God will justify Himself in letting sin come into the universe, when He puts it away and shows Himself and His creation to be infinitely richer because of its temporary presence. We will be richer, in that we will be all that God wants us to be. God will be richer, in that He will rest in the full love and adoration of His creatures. 

When we look back on it from eternity, we shall be entirely without regrets. We need regrets now, for they make us long for His presence. But we shall have none then, for we will see that sin furnished the occasion for the display of His grace, and the background for our full response to His love. 

This doctrine is needed. It serves to give us stability and confidence in the face of conditions that surround and engulf us. What a comfort it is to believe that He is operating the universe in accord with the counsel of His will. This is much better than believing that the universe has gotten away from God, and that He is frantically striving to manage it. 

This doctrine also gives confidence and stability in the face of our own failures. God is at the helm, and manages when we fail. Perhaps our failures are in accord with His intention. Certainly sin is left in the bodies of saints for a definite purpose. Without it, we might forget God. Knowing it to be present, we remember Him. 

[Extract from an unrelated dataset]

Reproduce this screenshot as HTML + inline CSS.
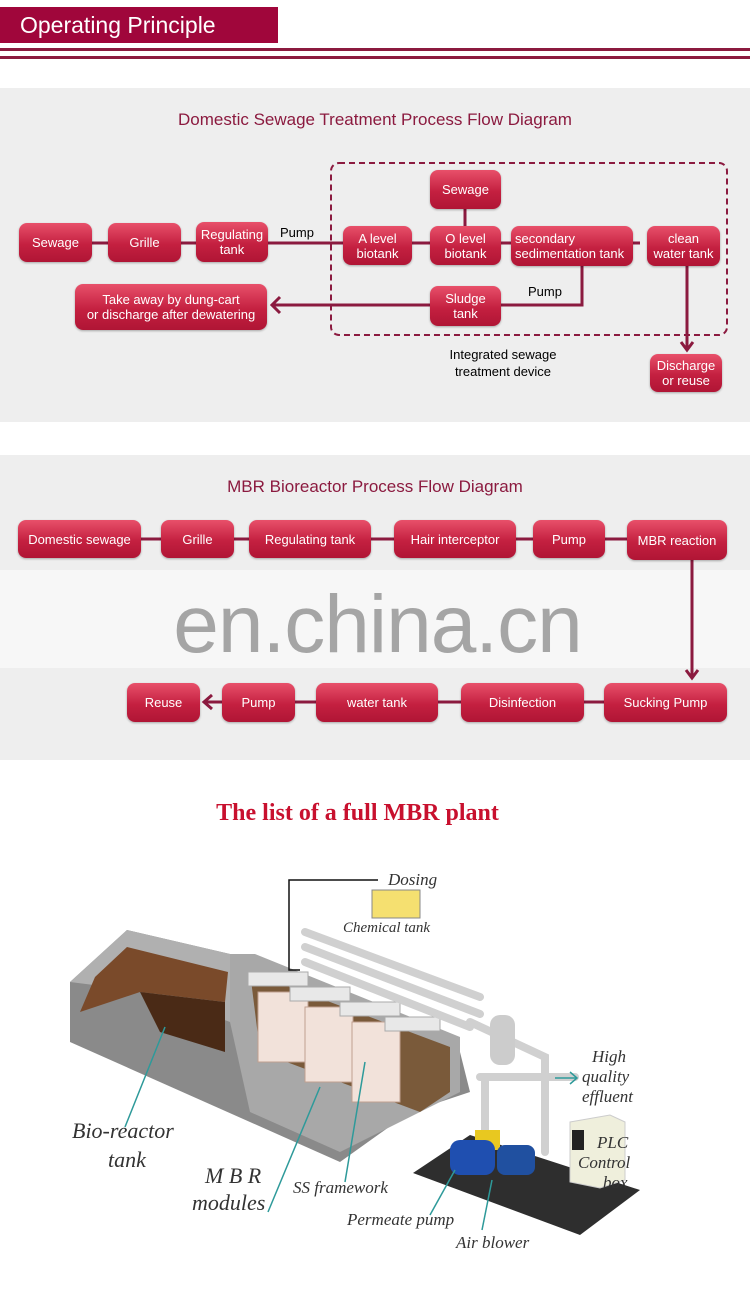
<!DOCTYPE html>
<html><head><meta charset="utf-8"><style>
body{margin:0;width:750px;height:1297px;position:relative;background:#fff;font-family:"Liberation Sans",sans-serif;overflow:hidden}
.a{position:absolute}
.b{position:absolute;border-radius:8px;background:linear-gradient(#e8506a,#c42040 55%,#b01535);color:#fff;font-size:13px;display:flex;align-items:center;justify-content:center;text-align:center;line-height:15px;box-shadow:0 1px 2px rgba(0,0,0,.3)}
.t{position:absolute;font-size:17px;color:#8b1a3f;width:750px;text-align:center}
</style></head><body>
<div class="a" style="left:0;top:7px;width:278px;height:36px;background:#a0063b"></div>
<div class="a" style="left:20px;top:12px;color:#fff;font-size:23px">Operating Principle</div>
<div class="a" style="left:0;top:48px;width:750px;height:3px;background:#8b1a3f"></div>
<div class="a" style="left:0;top:56px;width:750px;height:3px;background:#8b1a3f"></div>

<div class="a" style="left:0;top:88px;width:750px;height:334px;background:#eeeeee"></div>
<div class="t" style="top:110px">Domestic Sewage Treatment Process Flow Diagram</div>
<svg class="a" style="left:0;top:0" width="750" height="440">
<g stroke="#8b1a3f" stroke-width="3" fill="none">
<line x1="92" y1="243" x2="640" y2="243"/>
<line x1="465" y1="205" x2="465" y2="230"/>
<polyline points="582,264 582,305 272,305"/>
<polyline points="280,297 272,305 280,313"/>
<line x1="687" y1="264" x2="687" y2="350"/>
<polyline points="681,342 687,350 693,342"/>
</g>
<rect x="331" y="163" width="396" height="172" rx="8" fill="none" stroke="#8b1a3f" stroke-width="2" stroke-dasharray="6,4"/>
</svg>
<div class="b" style="left:19px;top:223px;width:73px;height:39px">Sewage</div>
<div class="b" style="left:108px;top:223px;width:73px;height:39px">Grille</div>
<div class="b" style="left:196px;top:222px;width:72px;height:40px">Regulating<br>tank</div>
<div class="a" style="left:280px;top:225px;font-size:13px">Pump</div>
<div class="b" style="left:343px;top:226px;width:69px;height:39px">A level<br>biotank</div>
<div class="b" style="left:430px;top:170px;width:71px;height:39px">Sewage</div>
<div class="b" style="left:430px;top:226px;width:71px;height:39px">O level<br>biotank</div>
<div class="b" style="left:511px;top:226px;width:122px;height:40px;justify-content:flex-start;text-align:left;padding-left:4px;box-sizing:border-box">secondary<br>sedimentation tank</div>
<div class="b" style="left:647px;top:226px;width:73px;height:40px">clean<br>water tank</div>
<div class="b" style="left:75px;top:284px;width:192px;height:46px">Take away by dung-cart<br>or discharge after dewatering</div>
<div class="b" style="left:430px;top:286px;width:71px;height:40px">Sludge<br>tank</div>
<div class="a" style="left:528px;top:284px;font-size:13px">Pump</div>
<div class="a" style="left:423px;top:346px;width:160px;text-align:center;font-size:13px;line-height:17px">Integrated sewage<br>treatment device</div>
<div class="b" style="left:650px;top:354px;width:72px;height:38px">Discharge<br>or reuse</div>

<div class="a" style="left:0;top:455px;width:750px;height:305px;background:#eeeeee"></div>
<div class="a" style="left:0;top:570px;width:750px;height:98px;background:#f7f7f7"></div>
<div class="t" style="top:477px">MBR Bioreactor Process Flow Diagram</div>
<div class="a" style="left:0;top:578px;width:755px;text-align:center;font-size:82px;color:#a5a5a5;letter-spacing:-1px">en.china.cn</div>
<svg class="a" style="left:0;top:440px" width="750" height="320">
<g stroke="#8b1a3f" stroke-width="3" fill="none">
<line x1="141" y1="99" x2="627" y2="99"/>
<line x1="692" y1="118" x2="692" y2="238"/>
<polyline points="686,230 692,238 698,230"/>
<line x1="204" y1="262" x2="604" y2="262"/>
<polyline points="212,255 204,262 212,269"/>
</g></svg>
<div class="b" style="left:18px;top:520px;width:123px;height:38px">Domestic sewage</div>
<div class="b" style="left:161px;top:520px;width:73px;height:38px">Grille</div>
<div class="b" style="left:249px;top:520px;width:122px;height:38px">Regulating tank</div>
<div class="b" style="left:394px;top:520px;width:122px;height:38px">Hair interceptor</div>
<div class="b" style="left:533px;top:520px;width:72px;height:38px">Pump</div>
<div class="b" style="left:627px;top:520px;width:100px;height:40px">MBR reaction</div>
<div class="b" style="left:127px;top:683px;width:73px;height:39px">Reuse</div>
<div class="b" style="left:222px;top:683px;width:73px;height:39px">Pump</div>
<div class="b" style="left:316px;top:683px;width:122px;height:39px">water tank</div>
<div class="b" style="left:461px;top:683px;width:123px;height:39px">Disinfection</div>
<div class="b" style="left:604px;top:683px;width:123px;height:39px">Sucking Pump</div>

<div class="a" style="left:0;top:800px;width:715px;text-align:center;font-family:'Liberation Serif',serif;font-weight:bold;font-size:24px;color:#c8102e">The list of a full MBR plant</div>
<svg class="a" style="left:0;top:760px" width="750" height="537">
<polygon points="413,413 470,375 640,430 580,475" fill="#2e2e2e"/>
<g transform="translate(0,-68)">
<polygon points="70,290 127,238 230,262 230,310 460,360 470,400 410,420 340,470 70,350" fill="#8a8a8a"/>
<polygon points="70,290 127,238 230,262 230,330 150,300" fill="#b0b0b0"/>
<polygon points="95,285 127,255 228,280 225,310 140,300 80,320" fill="#7a4a2a"/>
<polygon points="140,300 225,310 225,360 160,340" fill="#4a2a16"/>
<polygon points="230,262 255,262 460,345 460,400 420,420 340,460 250,420 230,330" fill="#a8a8a8"/>
<polygon points="250,280 450,355 450,400 420,420 260,360" fill="#7a5a3a"/>
<g fill="#f2e2da" stroke="#c0a090">
<rect x="258" y="300" width="50" height="70"/><rect x="305" y="315" width="48" height="75"/><rect x="352" y="330" width="48" height="80"/>
</g>
<g fill="#e8e8e8" stroke="#aaa">
<rect x="248" y="280" width="60" height="14"/><rect x="290" y="295" width="60" height="14"/><rect x="340" y="310" width="60" height="14"/><rect x="385" y="325" width="55" height="14"/>
</g>
<g stroke="#d0d0d0" stroke-width="8" fill="none" stroke-linecap="round">
<line x1="305" y1="240" x2="480" y2="305"/><line x1="305" y1="255" x2="480" y2="322"/><line x1="305" y1="270" x2="470" y2="335"/>
<polyline points="470,330 545,365 545,460"/>
<line x1="480" y1="385" x2="575" y2="385"/>
<polyline points="485,385 485,440"/>
</g>
<rect x="490" y="323" width="25" height="50" rx="10" fill="#ccc"/>
<g stroke="#2e9a9a" stroke-width="1.5" fill="none">
<line x1="165" y1="335" x2="125" y2="435"/><line x1="320" y1="395" x2="268" y2="520"/><line x1="365" y1="370" x2="345" y2="490"/>
</g>
</g>
<rect x="475" y="370" width="25" height="20" fill="#e8c820"/>
<rect x="450" y="380" width="45" height="35" rx="10" fill="#1f4fb0"/>
<rect x="497" y="385" width="38" height="30" rx="8" fill="#2050a0"/>
<polygon points="570,362 610,355 625,362 625,420 600,428 570,422" fill="#efefdc" stroke="#ccc"/>
<rect x="572" y="370" width="12" height="20" fill="#222"/>
<g stroke="#2e9a9a" stroke-width="1.5" fill="none">
<line x1="455" y1="410" x2="430" y2="455"/><line x1="492" y1="420" x2="482" y2="470"/>
<line x1="555" y1="318" x2="577" y2="318"/><polyline points="570,312 577,318 570,324"/></g>
<rect x="372" y="130" width="48" height="28" fill="#f5e070" stroke="#888"/>
<polyline points="378,120 289,120 289,210 300,210" stroke="#111" fill="none" stroke-width="1.5"/>
<g font-family="Liberation Serif,serif" font-style="italic" fill="#333">
<text x="388" y="125" font-size="17">Dosing</text>
<text x="343" y="172" font-size="15">Chemical tank</text>
<text x="72" y="378" font-size="22">Bio-reactor</text>
<text x="108" y="407" font-size="22">tank</text>
<text x="205" y="423" font-size="22">M B R</text>
<text x="192" y="450" font-size="22">modules</text>
<text x="293" y="433" font-size="17">SS framework</text>
<text x="347" y="465" font-size="17">Permeate pump</text>
<text x="456" y="488" font-size="17">Air blower</text>
<text x="592" y="302" font-size="17">High</text>
<text x="582" y="322" font-size="17">quality</text>
<text x="582" y="342" font-size="17">effluent</text>
<text x="597" y="388" font-size="17">PLC</text>
<text x="578" y="408" font-size="17">Control</text>
<text x="603" y="428" font-size="17">box</text>
</g>
</svg>
</body></html>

This doctrine furnishes the background for justification. There could never be justification for sinners, if sin were not, in some sense justifiable. It is justifiable in that it gives Christ something to do, furnishes an occasion for the display of grace, and will bring infinite riches to God, in the love and adoration of His creatures; Hence: "As by the offense of one, judgment came upon all men to condemnation, even so by the righteousness of one, the free gifts came upon all men unto justification of life"-Rom.5:18, King James Version.